* [Figure scripts]

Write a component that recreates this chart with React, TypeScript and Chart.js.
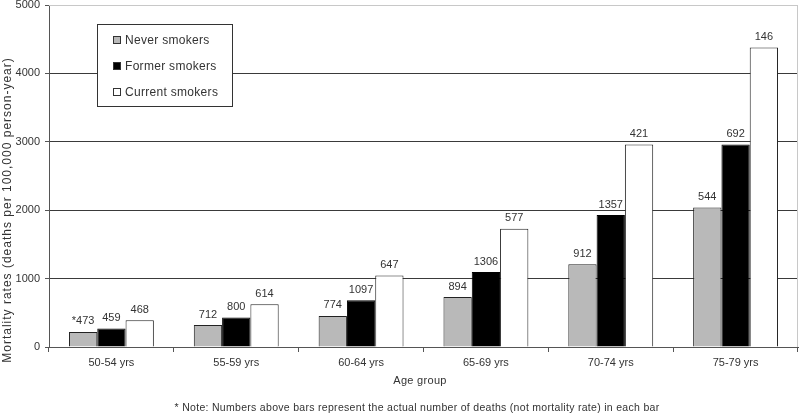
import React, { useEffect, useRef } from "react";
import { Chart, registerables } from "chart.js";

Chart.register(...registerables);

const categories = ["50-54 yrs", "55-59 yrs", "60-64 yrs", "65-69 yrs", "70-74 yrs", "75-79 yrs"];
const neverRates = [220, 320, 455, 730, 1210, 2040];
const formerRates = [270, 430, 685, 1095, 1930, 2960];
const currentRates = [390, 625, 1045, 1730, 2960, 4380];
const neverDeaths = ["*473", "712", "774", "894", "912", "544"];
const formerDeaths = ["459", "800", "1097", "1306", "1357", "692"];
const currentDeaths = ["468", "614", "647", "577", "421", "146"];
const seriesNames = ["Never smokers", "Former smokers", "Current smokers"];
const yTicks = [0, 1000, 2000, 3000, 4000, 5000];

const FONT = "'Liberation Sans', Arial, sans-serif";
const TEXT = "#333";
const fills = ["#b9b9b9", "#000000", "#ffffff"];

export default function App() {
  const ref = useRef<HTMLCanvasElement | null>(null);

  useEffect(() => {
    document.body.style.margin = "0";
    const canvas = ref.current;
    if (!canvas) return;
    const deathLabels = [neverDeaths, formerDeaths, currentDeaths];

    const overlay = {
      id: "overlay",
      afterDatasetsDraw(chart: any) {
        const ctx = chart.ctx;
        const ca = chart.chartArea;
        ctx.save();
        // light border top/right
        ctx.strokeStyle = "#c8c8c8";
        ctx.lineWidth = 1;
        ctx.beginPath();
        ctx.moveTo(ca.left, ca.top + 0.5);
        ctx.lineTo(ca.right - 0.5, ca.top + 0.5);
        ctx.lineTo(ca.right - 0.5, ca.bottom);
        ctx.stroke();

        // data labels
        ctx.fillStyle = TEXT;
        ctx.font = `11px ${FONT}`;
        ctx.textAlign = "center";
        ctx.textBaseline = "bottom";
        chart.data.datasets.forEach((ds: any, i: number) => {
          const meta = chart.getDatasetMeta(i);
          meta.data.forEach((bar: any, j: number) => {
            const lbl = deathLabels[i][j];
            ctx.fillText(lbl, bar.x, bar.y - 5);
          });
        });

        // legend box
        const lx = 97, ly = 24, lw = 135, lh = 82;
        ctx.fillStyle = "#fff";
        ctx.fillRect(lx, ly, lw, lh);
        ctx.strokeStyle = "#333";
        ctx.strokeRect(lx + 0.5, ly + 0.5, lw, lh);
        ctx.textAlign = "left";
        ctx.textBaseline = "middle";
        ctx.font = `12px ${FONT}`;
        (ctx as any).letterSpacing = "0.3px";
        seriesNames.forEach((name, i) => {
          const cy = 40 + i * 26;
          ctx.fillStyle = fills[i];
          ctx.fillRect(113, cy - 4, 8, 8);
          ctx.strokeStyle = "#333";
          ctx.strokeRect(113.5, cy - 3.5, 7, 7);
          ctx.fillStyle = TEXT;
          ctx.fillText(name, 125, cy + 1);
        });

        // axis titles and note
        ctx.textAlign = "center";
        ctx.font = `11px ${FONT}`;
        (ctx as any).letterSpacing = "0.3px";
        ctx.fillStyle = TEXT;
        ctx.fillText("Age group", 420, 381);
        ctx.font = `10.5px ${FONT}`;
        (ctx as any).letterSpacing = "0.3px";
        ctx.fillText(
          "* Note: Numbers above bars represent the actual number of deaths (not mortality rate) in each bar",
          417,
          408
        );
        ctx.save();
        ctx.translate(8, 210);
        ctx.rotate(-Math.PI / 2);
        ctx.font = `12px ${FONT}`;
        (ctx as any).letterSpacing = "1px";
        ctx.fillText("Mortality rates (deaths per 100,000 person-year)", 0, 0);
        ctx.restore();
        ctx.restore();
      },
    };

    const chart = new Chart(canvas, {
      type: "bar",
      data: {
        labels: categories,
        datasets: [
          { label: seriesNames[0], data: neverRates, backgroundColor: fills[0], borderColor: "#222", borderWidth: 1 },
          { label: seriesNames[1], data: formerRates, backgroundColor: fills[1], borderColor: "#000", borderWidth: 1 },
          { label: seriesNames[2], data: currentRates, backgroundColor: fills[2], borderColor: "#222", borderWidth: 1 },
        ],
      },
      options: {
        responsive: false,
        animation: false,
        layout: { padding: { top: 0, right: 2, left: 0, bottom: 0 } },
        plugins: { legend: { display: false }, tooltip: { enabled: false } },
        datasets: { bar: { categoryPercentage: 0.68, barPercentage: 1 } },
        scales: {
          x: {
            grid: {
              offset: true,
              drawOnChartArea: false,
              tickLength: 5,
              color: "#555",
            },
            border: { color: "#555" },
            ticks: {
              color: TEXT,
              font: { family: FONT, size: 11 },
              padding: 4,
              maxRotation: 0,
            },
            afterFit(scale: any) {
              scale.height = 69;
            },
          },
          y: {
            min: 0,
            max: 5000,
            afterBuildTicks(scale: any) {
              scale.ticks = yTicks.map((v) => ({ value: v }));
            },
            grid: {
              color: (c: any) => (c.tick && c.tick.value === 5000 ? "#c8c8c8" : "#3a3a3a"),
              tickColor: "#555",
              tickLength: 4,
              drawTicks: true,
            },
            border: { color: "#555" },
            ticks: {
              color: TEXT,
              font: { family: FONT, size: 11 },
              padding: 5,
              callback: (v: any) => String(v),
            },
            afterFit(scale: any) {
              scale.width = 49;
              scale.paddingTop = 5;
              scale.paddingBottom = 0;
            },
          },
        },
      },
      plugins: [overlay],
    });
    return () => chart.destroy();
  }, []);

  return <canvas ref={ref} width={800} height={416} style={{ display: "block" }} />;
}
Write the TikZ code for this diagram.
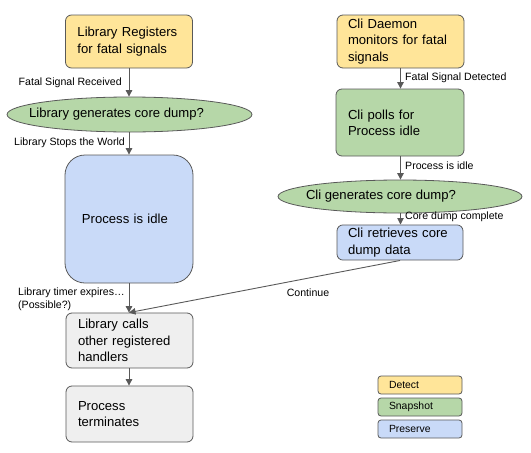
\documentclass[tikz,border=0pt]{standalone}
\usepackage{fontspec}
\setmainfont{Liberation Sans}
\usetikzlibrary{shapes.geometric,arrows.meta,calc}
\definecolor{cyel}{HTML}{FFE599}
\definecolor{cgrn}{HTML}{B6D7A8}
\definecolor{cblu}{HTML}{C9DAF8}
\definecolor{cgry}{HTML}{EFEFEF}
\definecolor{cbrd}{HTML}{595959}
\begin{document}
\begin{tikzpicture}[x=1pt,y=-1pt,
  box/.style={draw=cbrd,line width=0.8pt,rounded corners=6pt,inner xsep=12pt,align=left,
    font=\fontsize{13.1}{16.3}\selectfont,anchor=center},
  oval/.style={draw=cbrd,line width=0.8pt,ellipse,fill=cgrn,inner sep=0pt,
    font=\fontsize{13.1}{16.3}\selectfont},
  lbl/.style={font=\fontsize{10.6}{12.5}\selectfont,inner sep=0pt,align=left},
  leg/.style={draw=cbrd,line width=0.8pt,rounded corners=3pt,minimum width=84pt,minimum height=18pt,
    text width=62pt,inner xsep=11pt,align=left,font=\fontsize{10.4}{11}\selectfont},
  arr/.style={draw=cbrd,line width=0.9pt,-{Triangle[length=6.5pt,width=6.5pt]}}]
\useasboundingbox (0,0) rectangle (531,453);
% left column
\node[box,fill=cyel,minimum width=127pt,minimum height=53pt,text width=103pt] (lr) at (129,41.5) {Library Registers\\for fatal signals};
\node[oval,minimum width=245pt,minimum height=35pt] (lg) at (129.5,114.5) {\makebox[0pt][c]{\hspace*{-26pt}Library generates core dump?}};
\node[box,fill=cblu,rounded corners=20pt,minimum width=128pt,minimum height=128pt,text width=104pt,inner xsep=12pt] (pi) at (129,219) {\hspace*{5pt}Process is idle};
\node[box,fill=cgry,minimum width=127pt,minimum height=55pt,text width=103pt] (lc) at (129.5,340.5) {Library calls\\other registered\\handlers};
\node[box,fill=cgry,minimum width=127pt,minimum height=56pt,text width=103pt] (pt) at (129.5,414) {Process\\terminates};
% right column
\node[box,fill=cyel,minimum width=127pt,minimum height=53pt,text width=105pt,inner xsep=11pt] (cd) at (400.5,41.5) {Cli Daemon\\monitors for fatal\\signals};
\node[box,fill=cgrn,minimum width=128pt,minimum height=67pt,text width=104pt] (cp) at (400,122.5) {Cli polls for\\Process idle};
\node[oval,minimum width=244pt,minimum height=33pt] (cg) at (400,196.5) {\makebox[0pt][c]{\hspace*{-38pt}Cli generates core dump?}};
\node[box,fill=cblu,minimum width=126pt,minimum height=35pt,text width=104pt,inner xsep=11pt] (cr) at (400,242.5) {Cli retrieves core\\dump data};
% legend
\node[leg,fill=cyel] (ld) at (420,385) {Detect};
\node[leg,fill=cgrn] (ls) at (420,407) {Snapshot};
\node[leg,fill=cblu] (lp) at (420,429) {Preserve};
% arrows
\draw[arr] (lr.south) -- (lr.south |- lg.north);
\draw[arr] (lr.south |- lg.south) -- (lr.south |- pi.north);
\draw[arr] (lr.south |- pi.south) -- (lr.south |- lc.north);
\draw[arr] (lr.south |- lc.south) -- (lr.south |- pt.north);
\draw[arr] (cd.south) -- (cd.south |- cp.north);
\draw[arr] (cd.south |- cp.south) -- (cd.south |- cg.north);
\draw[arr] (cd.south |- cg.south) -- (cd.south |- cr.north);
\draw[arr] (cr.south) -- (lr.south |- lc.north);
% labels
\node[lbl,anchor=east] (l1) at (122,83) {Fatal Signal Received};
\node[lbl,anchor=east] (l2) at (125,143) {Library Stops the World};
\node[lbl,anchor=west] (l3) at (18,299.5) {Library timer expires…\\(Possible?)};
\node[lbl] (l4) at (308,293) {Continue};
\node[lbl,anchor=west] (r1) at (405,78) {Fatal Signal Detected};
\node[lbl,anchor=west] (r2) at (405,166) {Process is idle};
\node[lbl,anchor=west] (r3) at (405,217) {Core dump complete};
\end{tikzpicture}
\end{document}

==

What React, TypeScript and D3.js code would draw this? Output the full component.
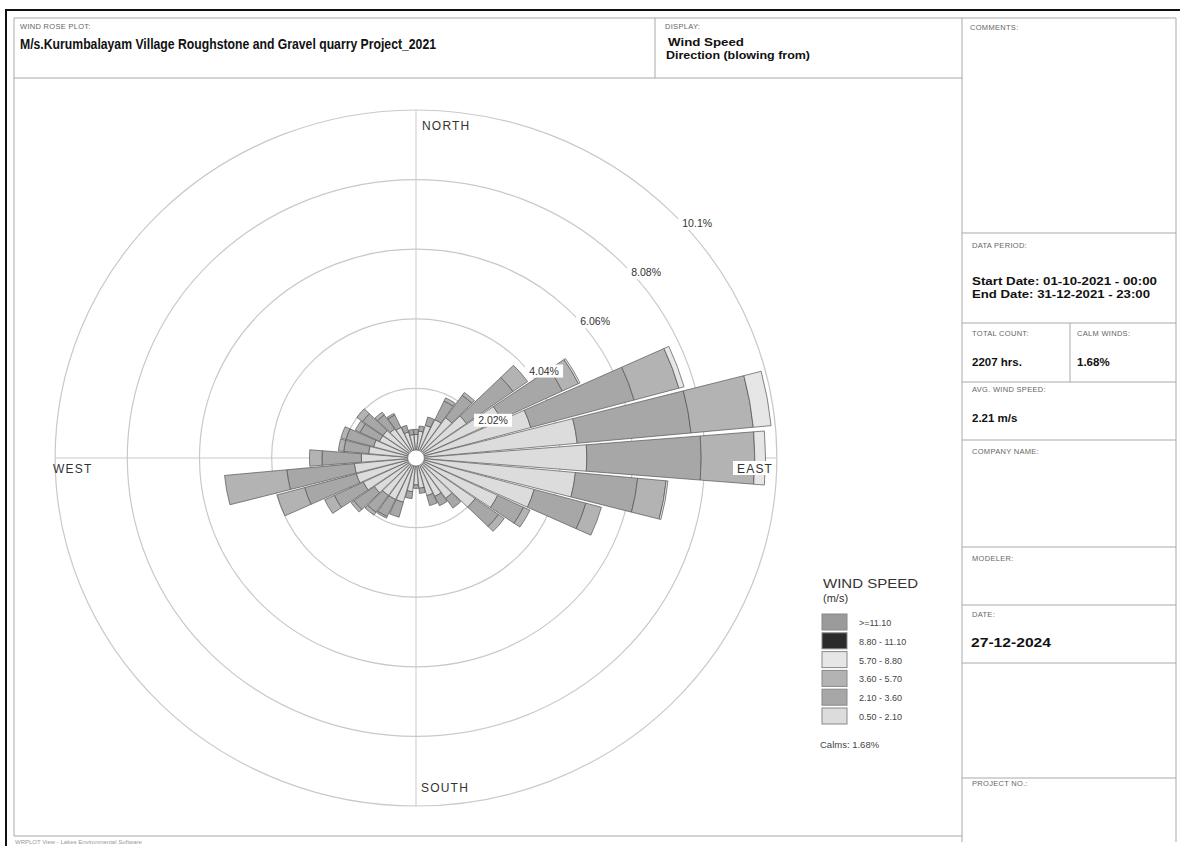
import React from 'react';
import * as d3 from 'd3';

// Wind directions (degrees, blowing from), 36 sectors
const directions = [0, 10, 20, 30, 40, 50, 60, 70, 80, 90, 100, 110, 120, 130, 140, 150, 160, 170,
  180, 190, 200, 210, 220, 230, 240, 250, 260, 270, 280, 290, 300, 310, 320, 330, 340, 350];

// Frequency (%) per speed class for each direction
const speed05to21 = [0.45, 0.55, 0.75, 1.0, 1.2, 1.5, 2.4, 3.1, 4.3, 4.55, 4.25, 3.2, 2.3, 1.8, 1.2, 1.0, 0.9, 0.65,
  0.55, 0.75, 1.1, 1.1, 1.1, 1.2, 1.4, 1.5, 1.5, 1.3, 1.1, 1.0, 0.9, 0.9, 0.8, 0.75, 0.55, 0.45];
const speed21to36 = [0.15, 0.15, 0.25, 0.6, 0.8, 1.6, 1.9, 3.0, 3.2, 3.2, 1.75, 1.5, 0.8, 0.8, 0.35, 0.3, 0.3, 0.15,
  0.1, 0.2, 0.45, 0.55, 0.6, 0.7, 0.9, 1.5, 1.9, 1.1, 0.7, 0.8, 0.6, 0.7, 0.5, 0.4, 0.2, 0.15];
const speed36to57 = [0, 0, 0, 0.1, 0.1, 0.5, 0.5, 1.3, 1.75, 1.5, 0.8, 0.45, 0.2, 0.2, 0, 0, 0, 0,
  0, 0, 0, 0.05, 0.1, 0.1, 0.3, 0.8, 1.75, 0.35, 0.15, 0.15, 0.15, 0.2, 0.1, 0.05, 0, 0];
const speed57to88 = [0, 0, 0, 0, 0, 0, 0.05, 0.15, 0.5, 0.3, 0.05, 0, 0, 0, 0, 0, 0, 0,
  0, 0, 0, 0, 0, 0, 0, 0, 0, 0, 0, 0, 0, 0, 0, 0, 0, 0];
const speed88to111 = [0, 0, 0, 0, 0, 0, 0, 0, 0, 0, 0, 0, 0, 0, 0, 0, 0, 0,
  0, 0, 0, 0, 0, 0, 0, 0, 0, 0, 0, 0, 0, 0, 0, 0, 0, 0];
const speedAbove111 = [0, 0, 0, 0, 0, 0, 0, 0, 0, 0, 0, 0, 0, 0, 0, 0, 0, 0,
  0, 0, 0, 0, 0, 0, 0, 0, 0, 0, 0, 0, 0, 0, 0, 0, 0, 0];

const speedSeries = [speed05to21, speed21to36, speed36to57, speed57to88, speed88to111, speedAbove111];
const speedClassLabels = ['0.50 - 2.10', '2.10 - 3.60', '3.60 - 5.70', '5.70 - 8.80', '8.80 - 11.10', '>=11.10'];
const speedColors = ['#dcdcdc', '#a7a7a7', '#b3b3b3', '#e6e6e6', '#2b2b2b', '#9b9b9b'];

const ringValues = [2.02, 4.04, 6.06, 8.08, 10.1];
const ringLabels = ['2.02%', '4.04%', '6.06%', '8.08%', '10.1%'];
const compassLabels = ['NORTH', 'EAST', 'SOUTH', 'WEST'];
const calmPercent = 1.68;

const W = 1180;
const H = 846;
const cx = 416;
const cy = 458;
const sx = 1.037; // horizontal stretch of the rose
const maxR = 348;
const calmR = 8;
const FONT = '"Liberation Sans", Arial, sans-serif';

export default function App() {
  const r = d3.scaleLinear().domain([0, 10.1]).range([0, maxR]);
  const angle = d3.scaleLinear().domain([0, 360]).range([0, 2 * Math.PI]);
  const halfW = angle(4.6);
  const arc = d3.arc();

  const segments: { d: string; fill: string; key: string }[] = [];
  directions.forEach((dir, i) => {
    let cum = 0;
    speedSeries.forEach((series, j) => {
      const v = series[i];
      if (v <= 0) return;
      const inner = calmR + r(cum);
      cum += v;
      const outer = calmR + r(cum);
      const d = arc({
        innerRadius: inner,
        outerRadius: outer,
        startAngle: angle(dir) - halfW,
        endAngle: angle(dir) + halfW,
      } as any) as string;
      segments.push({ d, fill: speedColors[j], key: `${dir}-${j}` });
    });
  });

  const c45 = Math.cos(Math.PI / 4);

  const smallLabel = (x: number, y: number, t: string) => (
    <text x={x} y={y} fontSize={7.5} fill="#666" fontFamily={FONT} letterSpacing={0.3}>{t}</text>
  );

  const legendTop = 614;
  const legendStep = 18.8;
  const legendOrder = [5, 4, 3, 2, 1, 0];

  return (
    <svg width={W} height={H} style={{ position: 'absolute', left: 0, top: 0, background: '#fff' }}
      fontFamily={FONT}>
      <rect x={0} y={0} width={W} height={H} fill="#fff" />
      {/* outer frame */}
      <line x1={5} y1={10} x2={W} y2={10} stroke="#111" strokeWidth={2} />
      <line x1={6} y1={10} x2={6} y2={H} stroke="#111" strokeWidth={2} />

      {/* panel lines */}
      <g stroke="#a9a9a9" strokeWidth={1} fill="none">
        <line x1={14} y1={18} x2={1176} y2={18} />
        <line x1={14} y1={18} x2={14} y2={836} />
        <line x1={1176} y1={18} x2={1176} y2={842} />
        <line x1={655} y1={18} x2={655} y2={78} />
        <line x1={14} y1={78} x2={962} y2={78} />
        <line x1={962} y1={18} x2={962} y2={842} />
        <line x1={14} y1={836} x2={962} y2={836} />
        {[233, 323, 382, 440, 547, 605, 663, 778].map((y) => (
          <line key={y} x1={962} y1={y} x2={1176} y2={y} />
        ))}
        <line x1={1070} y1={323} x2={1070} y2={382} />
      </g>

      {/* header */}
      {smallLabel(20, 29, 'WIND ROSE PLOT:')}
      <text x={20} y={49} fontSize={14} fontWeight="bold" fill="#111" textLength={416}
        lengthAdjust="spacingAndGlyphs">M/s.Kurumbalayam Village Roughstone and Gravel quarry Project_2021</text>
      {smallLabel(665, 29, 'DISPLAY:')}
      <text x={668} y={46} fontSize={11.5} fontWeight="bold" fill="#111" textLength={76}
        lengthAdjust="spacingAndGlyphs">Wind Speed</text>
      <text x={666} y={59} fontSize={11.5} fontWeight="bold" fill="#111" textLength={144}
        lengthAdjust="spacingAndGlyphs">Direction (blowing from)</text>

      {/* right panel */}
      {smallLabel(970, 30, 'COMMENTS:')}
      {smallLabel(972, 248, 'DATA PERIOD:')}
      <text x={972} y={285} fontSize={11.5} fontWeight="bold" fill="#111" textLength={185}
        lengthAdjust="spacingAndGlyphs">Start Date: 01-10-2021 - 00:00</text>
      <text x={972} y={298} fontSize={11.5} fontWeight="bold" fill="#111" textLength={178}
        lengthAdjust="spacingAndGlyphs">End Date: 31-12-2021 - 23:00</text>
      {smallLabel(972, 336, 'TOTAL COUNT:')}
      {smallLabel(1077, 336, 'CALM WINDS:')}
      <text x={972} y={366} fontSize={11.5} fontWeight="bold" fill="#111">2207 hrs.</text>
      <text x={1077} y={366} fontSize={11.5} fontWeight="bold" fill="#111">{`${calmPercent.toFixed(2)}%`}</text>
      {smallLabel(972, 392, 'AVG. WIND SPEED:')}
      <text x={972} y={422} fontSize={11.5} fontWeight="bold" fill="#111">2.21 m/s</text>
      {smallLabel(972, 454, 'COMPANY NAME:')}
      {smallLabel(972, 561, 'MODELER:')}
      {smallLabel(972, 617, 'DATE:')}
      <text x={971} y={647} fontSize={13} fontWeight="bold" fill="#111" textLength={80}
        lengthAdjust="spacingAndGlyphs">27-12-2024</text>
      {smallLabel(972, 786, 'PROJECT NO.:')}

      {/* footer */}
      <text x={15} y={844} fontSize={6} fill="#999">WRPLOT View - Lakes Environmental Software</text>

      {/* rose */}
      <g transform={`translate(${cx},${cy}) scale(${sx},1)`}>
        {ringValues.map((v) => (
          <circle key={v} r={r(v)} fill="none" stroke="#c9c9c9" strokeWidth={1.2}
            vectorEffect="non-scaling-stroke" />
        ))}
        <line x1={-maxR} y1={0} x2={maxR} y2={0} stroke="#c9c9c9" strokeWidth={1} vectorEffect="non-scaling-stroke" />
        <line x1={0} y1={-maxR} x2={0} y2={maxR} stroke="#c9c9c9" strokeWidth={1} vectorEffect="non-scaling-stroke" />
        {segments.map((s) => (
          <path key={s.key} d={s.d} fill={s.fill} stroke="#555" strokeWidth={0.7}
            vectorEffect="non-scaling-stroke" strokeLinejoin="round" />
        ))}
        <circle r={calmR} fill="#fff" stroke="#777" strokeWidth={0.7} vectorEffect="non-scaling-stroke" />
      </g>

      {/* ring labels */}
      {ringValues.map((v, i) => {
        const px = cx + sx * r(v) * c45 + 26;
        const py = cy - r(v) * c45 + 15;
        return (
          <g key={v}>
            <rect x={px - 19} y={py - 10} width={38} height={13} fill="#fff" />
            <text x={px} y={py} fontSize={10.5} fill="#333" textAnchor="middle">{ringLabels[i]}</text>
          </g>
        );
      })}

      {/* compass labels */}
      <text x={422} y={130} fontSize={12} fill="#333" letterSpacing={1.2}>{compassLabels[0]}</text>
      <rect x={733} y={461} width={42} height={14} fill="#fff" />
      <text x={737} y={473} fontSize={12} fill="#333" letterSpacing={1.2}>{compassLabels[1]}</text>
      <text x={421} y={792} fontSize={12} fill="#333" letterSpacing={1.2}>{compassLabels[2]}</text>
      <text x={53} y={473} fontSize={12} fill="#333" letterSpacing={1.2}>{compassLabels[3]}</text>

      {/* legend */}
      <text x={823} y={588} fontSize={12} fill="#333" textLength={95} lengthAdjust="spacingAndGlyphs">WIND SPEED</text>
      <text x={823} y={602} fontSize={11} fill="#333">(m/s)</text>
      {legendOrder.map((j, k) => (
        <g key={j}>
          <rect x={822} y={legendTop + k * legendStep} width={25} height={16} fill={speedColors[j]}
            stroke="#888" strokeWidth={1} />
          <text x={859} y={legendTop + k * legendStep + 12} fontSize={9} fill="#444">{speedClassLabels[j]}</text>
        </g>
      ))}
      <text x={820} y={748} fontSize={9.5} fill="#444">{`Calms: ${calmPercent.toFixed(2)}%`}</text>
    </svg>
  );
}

* [SET EXERCISE] Transcribe exactly the lines between the one containing "Write a component" and the one containing "Chart.register(...registerables);", counting both ends. Pictures are not copied.

* [EXERCISE RESPONSE]
Write a component that recreates this chart with React, TypeScript and Chart.js.
import React, { useEffect, useRef } from "react";
import { Chart, registerables } from "chart.js";

Chart.register(...registerables);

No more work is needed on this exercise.